▸ Goal of the exercise:
Copy all lines below containing "this".

--- begin ---

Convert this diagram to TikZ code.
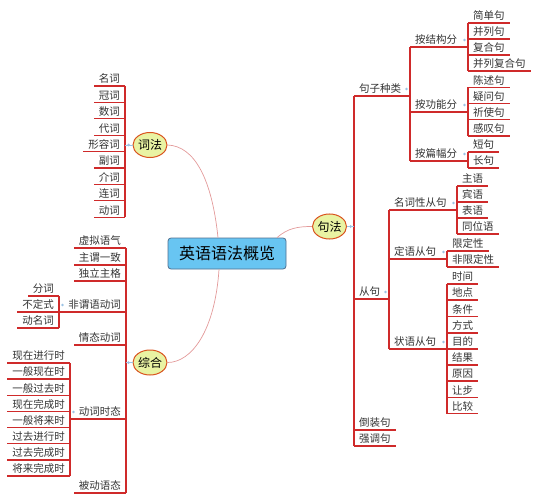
\documentclass[tikz,border=0pt]{standalone}
\usepackage{fontspec}
\setmainfont{Noto Sans CJK SC}
\usetikzlibrary{shapes.geometric,calc}
\definecolor{ulc}{HTML}{CF2A2A}
\definecolor{crv}{HTML}{E39A9A}
\definecolor{elf}{HTML}{E9F3A3}
\definecolor{eld}{HTML}{D9531E}
\definecolor{boxf}{HTML}{68C5F2}
\definecolor{boxd}{HTML}{4F6F8F}
\definecolor{dotc}{HTML}{9CC3E5}
\definecolor{txt}{HTML}{333333}
\tikzset{
  base/.style={font=\fontsize{10.5}{12}\selectfont, text=txt, inner xsep=5pt, inner ysep=1.5pt, text height=8pt, text depth=1.5pt},
  rnode/.style={base, anchor=south west},
  lnode/.style={base, anchor=south east},
  uline/.style={draw=ulc, line width=1.1pt},
  curve/.style={draw=crv, line width=0.7pt},
  branch/.style={ellipse, draw=eld, fill=elf, line width=1pt, minimum width=34pt, minimum height=25pt, inner sep=0pt, font=\fontsize{12}{14}\selectfont, text=black},
  root/.style={rectangle, rounded corners=3pt, draw=boxd, fill=boxf, line width=0.8pt, minimum width=118pt, minimum height=31pt, font=\fontsize{16}{18}\selectfont, text=black},
  link/.style={draw=dotc, line width=0.8pt},
}
\begin{document}
\begin{tikzpicture}[x=1pt,y=-1pt]
\useasboundingbox (0,0) rectangle (538,500);
% main nodes
\node[root] (box) at (227,253.5) {英语语法概览};
\node[branch] (cf) at (150,145) {词法};
\node[branch] (zh) at (150,362.5) {综合};
\node[branch] (jf) at (329.5,226.5) {句法};
\draw[curve] ([xshift=-9pt]box.north) .. controls (212,180) and (195,146) .. (cf.east);
\draw[curve] ([xshift=-8pt]box.south) .. controls (215,330) and (192,362.5) .. (zh.east);
\draw[curve] ([xshift=50pt]box.north) .. controls (288,228) and (298,226.5) .. (jf.west);

% ---------- right side ----------
\node[rnode] (jzzl) at (354,96) {句子种类};
\node[rnode] (cj) at (354,299) {从句};
\node[rnode] (dzj) at (354,430) {倒装句};
\node[rnode] (qdj) at (354,446) {强调句};
\node[rnode] (ajg) at (410,47) {按结构分};
\node[rnode] (agn) at (410,112) {按功能分};
\node[rnode] (apf) at (410,161) {按篇幅分};
\node[rnode] (jdj) at (468,23) {简单句};
\node[rnode] (blj) at (468,39) {并列句};
\node[rnode] (fhj) at (468,55) {复合句};
\node[rnode] (blfhj) at (468,71) {并列复合句};
\node[rnode] (csj) at (468,87.5) {陈述句};
\node[rnode] (ywj) at (468,103.5) {疑问句};
\node[rnode] (qsj) at (468,119.5) {祈使句};
\node[rnode] (gtj) at (468,136) {感叹句};
\node[rnode] (dj) at (468,152) {短句};
\node[rnode] (cjj) at (468,168) {长句};
\node[rnode] (mcx) at (389,210) {名词性从句};
\node[rnode] (dyc) at (389,259) {定语从句};
\node[rnode] (zyc) at (389,349) {状语从句};
\node[rnode] (zy) at (457,186) {主语};
\node[rnode] (by) at (457,202) {宾语};
\node[rnode] (bby) at (457,218) {表语};
\node[rnode] (twy) at (457,234) {同位语};
\node[rnode] (xdx) at (447,251) {限定性};
\node[rnode] (fxdx) at (447,267) {非限定性};
\node[rnode] (sj) at (447,284) {时间};
\node[rnode] (dd) at (447,300) {地点};
\node[rnode] (tj) at (447,316.5) {条件};
\node[rnode] (fs) at (447,333) {方式};
\node[rnode] (md) at (447,349) {目的};
\node[rnode] (jg) at (447,365) {结果};
\node[rnode] (yy) at (447,381) {原因};
\node[rnode] (rb) at (447,397.5) {让步};
\node[rnode] (bj) at (447,413.5) {比较};
% leaf underlines
\foreach \n in {dzj,qdj,jdj,blj,fhj,blfhj,csj,ywj,qsj,gtj,dj,cjj,zy,by,bby,twy,xdx,fxdx,sj,dd,tj,fs,md,jg,yy,rb,bj}
  \draw[uline] (\n.south west) -- (\n.south east);
% parent underlines
\draw[uline] (jzzl.south west) -- (jzzl.south west -| ajg.south west);
\draw[uline] (cj.south west) -- (cj.south west -| mcx.south west);
\draw[uline] (ajg.south west) -- (ajg.south west -| jdj.south west);
\draw[uline] (agn.south west) -- (agn.south west -| csj.south west);
\draw[uline] (apf.south west) -- (apf.south west -| dj.south west);
\draw[uline] (mcx.south west) -- (mcx.south west -| zy.south west);
\draw[uline] (dyc.south west) -- (dyc.south west -| xdx.south west);
\draw[uline] (zyc.south west) -- (zyc.south west -| sj.south west);
% spines
\draw[uline] (jzzl.south west) -- (qdj.south west);
\draw[uline] (ajg.south west) -- (apf.south west);
\draw[uline] (jdj.south west) -- (blfhj.south west);
\draw[uline] (csj.south west) -- (gtj.south west);
\draw[uline] (dj.south west) -- (cjj.south west);
\draw[uline] (mcx.south west) -- (zyc.south west);
\draw[uline] (zy.south west) -- (twy.south west);
\draw[uline] (xdx.south west) -- (fxdx.south west);
\draw[uline] (sj.south west) -- (bj.south west);
% dots
\foreach \c/\p in {ajg/jzzl, mcx/cj, jdj/ajg, csj/agn, dj/apf, zy/mcx, xdx/dyc, sj/zyc}
  \fill[dotc] ($(\p.south west -| \c.south west)+(-3.5,-7)$) circle (1.3);
\coordinate (jfs) at (jf.west -| jzzl.south west);
\draw[link] (jf.east) -- (jf.east -| jzzl.south west);
\fill[dotc] ($(jf.east)+(3.5,0)$) circle (1.5);

% ---------- left side: 词法 ----------
\node[lnode] (mc) at (125,86) {名词};
\node[lnode] (gc) at (125,102.4) {冠词};
\node[lnode] (sc) at (125,118.8) {数词};
\node[lnode] (dc) at (125,135.2) {代词};
\node[lnode] (xrc) at (125,151.6) {形容词};
\node[lnode] (fc) at (125,168) {副词};
\node[lnode] (jc) at (125,184.4) {介词};
\node[lnode] (lc) at (125,200.8) {连词};
\node[lnode] (dongc) at (125,217.2) {动词};
\foreach \n in {mc,gc,sc,dc,xrc,fc,jc,lc,dongc}
  \draw[uline] (\n.south east) -- (\n.south west);
\draw[uline] (mc.south east) -- (dongc.south east);
\draw[link] (cf.west) -- (cf.west -| mc.south east);
\fill[dotc] ($(cf.west)+(-4,0)$) circle (1.5);

% ---------- left side: 综合 ----------
\node[lnode] (xnyq) at (126,248) {虚拟语气};
\node[lnode] (zwyz) at (126,265) {主谓一致};
\node[lnode] (dlzg) at (126,281) {独立主格};
\node[lnode] (fwy) at (126,312) {非谓语动词};
\node[lnode] (qtdc) at (126,345) {情态动词};
\node[lnode] (dcst) at (126,419) {动词时态};
\node[lnode] (bdyt) at (126,493) {被动语态};
\node[lnode] (fenci) at (59,296) {分词};
\node[lnode] (bds) at (59,312) {不定式};
\node[lnode] (dmc) at (59,328) {动名词};
\node[lnode] (t1) at (70,363) {现在进行时};
\node[lnode] (t2) at (70,379) {一般现在时};
\node[lnode] (t3) at (70,395.5) {一般过去时};
\node[lnode] (t4) at (70,411.5) {现在完成时};
\node[lnode] (t5) at (70,427.5) {一般将来时};
\node[lnode] (t6) at (70,443.5) {过去进行时};
\node[lnode] (t7) at (70,460) {过去完成时};
\node[lnode] (t8) at (70,476) {将来完成时};
\foreach \n in {xnyq,zwyz,dlzg,qtdc,bdyt,fenci,bds,dmc,t1,t2,t3,t4,t5,t6,t7,t8}
  \draw[uline] (\n.south east) -- (\n.south west);
\draw[uline] (fwy.south east) -- (fwy.south east -| fenci.south east);
\draw[uline] (dcst.south east) -- (dcst.south east -| t1.south east);
\draw[uline] (xnyq.south east) -- (bdyt.south east);
\draw[uline] (fenci.south east) -- (dmc.south east);
\draw[uline] (t1.south east) -- (t8.south east);
\foreach \c/\p in {fenci/fwy, t1/dcst}
  \fill[dotc] ($(\p.south east -| \c.south east)+(3.5,-7)$) circle (1.3);
\draw[link] (zh.west) -- (zh.west -| xnyq.south east);
\fill[dotc] ($(zh.west)+(-4,0)$) circle (1.5);
\end{tikzpicture}
\end{document}
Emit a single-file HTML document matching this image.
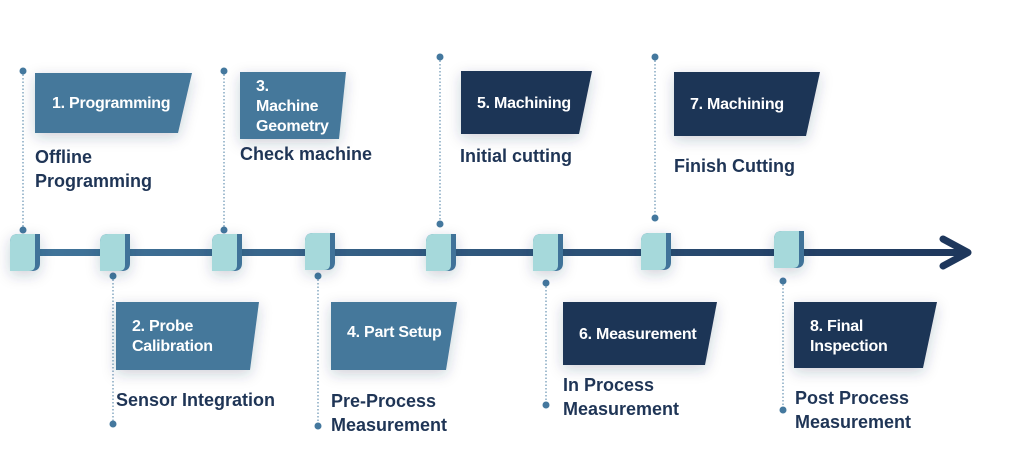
<!DOCTYPE html>
<html><head><meta charset="utf-8"><style>
html,body{margin:0;padding:0;background:#fff;}
svg{display:block;font-family:"Liberation Sans",sans-serif;}
.bt{fill:#fff;font-weight:bold;font-size:16px;letter-spacing:-0.25px;}
.lb{fill:#1f3556;font-weight:bold;font-size:18px;letter-spacing:0px;}
</style></head><body>
<svg width="1018" height="471" viewBox="0 0 1018 471">
<defs>
<filter id="sh" x="-30%" y="-30%" width="160%" height="170%"><feDropShadow dx="0" dy="4" stdDeviation="7" flood-color="#1d3557" flood-opacity="0.22"/></filter>
<linearGradient id="lg" x1="0" x2="1"><stop offset="0" stop-color="#41759b"/><stop offset="1" stop-color="#1e375c"/></linearGradient>
<g id="node"><path d="M0,8 Q0,0 8,0 H30 V29 Q30,37 22,37 H0 Z" fill="#3f7399"/><path d="M0,8 Q0,0 8,0 H25 V31 Q25,37 19,37 H0 Z" fill="#a6d9db"/></g>
</defs>
<g stroke="#4a7ea3" stroke-width="1" stroke-dasharray="1.5 2" fill="none">
<line x1="23" y1="71" x2="23" y2="230"/><line x1="224" y1="71" x2="224" y2="230"/>
<line x1="440" y1="57" x2="440" y2="224"/><line x1="655" y1="57" x2="655" y2="218"/>
<line x1="113" y1="276" x2="113" y2="424"/><line x1="318" y1="276" x2="318" y2="426"/>
<line x1="546" y1="283" x2="546" y2="405"/><line x1="783" y1="281" x2="783" y2="410"/>
</g>
<g fill="#44789e">
<circle cx="23" cy="71" r="3.5"/><circle cx="23" cy="230" r="3.5"/><circle cx="224" cy="71" r="3.5"/><circle cx="224" cy="230" r="3.5"/>
<circle cx="440" cy="57" r="3.5"/><circle cx="440" cy="224" r="3.5"/><circle cx="655" cy="57" r="3.5"/><circle cx="655" cy="218" r="3.5"/>
<circle cx="113" cy="276" r="3.5"/><circle cx="113" cy="424" r="3.5"/><circle cx="318" cy="276" r="3.5"/><circle cx="318" cy="426" r="3.5"/>
<circle cx="546" cy="283" r="3.5"/><circle cx="546" cy="405" r="3.5"/><circle cx="783" cy="281" r="3.5"/><circle cx="783" cy="410" r="3.5"/>
</g>
<rect x="30" y="249" width="935" height="7" fill="url(#lg)"/>
<polyline points="943,239 968,252.5 943,266" fill="none" stroke="#1e375c" stroke-width="7" stroke-linecap="round" stroke-linejoin="round"/>
<g filter="url(#sh)">
<use href="#node" x="10" y="234"/><use href="#node" x="100" y="234"/><use href="#node" x="212" y="234"/><use href="#node" x="305" y="233"/>
<use href="#node" x="426" y="234"/><use href="#node" x="533" y="234"/><use href="#node" x="641" y="233"/><use href="#node" x="774" y="231"/>
<polygon points="35,73 192,73 178,133 35,133" fill="#44789b"/>
<polygon points="240,72 346,72 339,139 240,139" fill="#44789b"/>
<polygon points="461,71 592,71 579,134 461,134" fill="#1f3557"/>
<polygon points="674,72 820,72 806,136 674,136" fill="#1f3557"/>
<polygon points="116,302 259,302 250,370 116,370" fill="#44789b"/>
<polygon points="331,302 457,302 446,370 331,370" fill="#44789b"/>
<polygon points="563,302 717,302 705,365 563,365" fill="#1f3557"/>
<polygon points="794,302 937,302 923,368 794,368" fill="#1f3557"/>
</g>
<text class="bt" x="52" y="108">1. Programming</text>
<text class="bt" x="256" y="91">3.</text><text class="bt" x="256" y="111">Machine</text><text class="bt" x="256" y="131">Geometry</text>
<text class="bt" x="477" y="108">5. Machining</text>
<text class="bt" x="690" y="109">7. Machining</text>
<text class="bt" x="132" y="331">2. Probe</text><text class="bt" x="132" y="351">Calibration</text>
<text class="bt" x="347" y="337">4. Part Setup</text>
<text class="bt" x="579" y="339">6. Measurement</text>
<text class="bt" x="810" y="331">8. Final</text><text class="bt" x="810" y="351">Inspection</text>
<text class="lb" x="35" y="163">Offline</text><text class="lb" x="35" y="187">Programming</text>
<text class="lb" x="240" y="160">Check machine</text>
<text class="lb" x="460" y="162">Initial cutting</text>
<text class="lb" x="674" y="172">Finish Cutting</text>
<text class="lb" x="116" y="406">Sensor Integration</text>
<text class="lb" x="331" y="407">Pre-Process</text><text class="lb" x="331" y="431">Measurement</text>
<text class="lb" x="563" y="391">In Process</text><text class="lb" x="563" y="415">Measurement</text>
<text class="lb" x="795" y="404">Post Process</text><text class="lb" x="795" y="428">Measurement</text>
</svg>
</body></html>
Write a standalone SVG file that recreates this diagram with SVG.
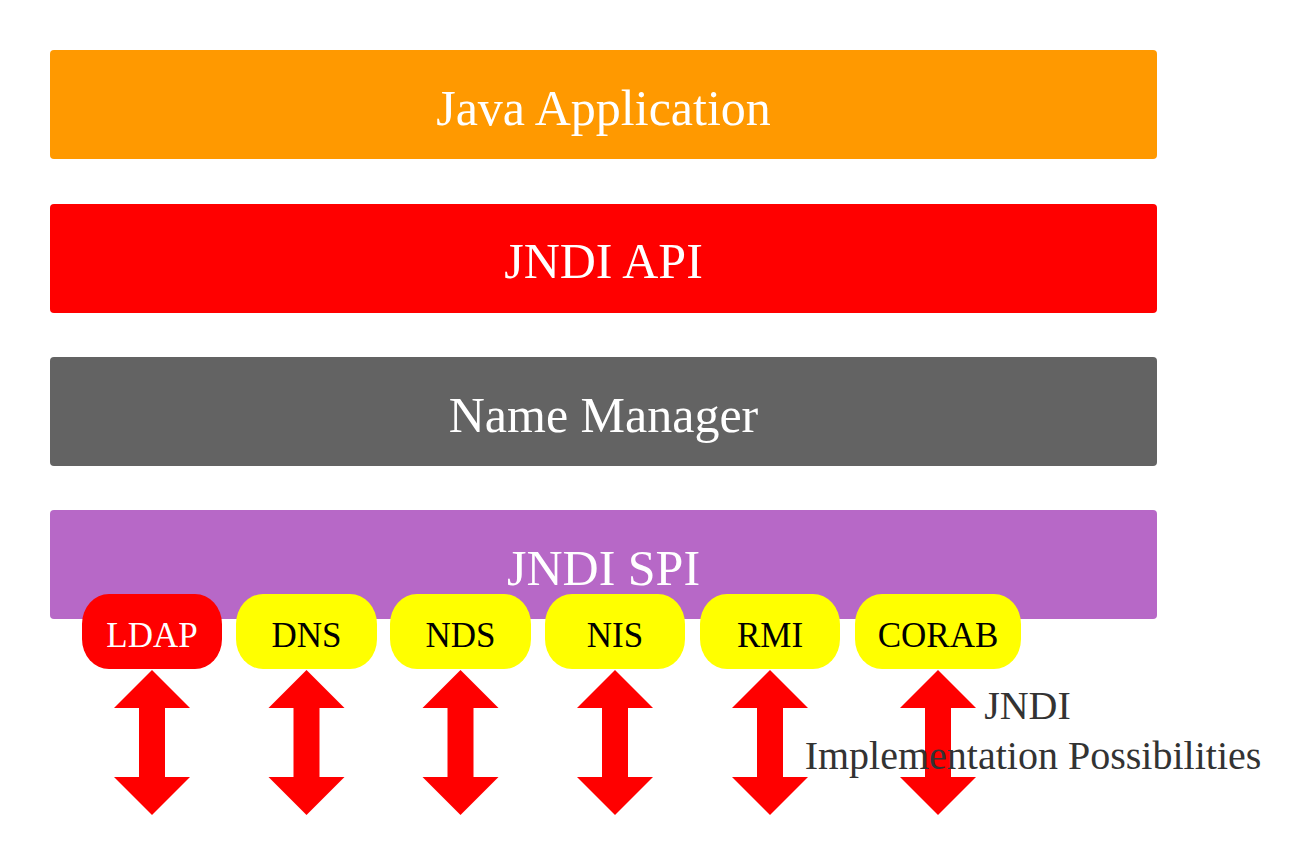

--- end ---

▸ Complete answer:
Convert this diagram to TikZ code.
Emit a single-file HTML document matching this image.
Write a standalone SVG file that recreates this diagram with SVG.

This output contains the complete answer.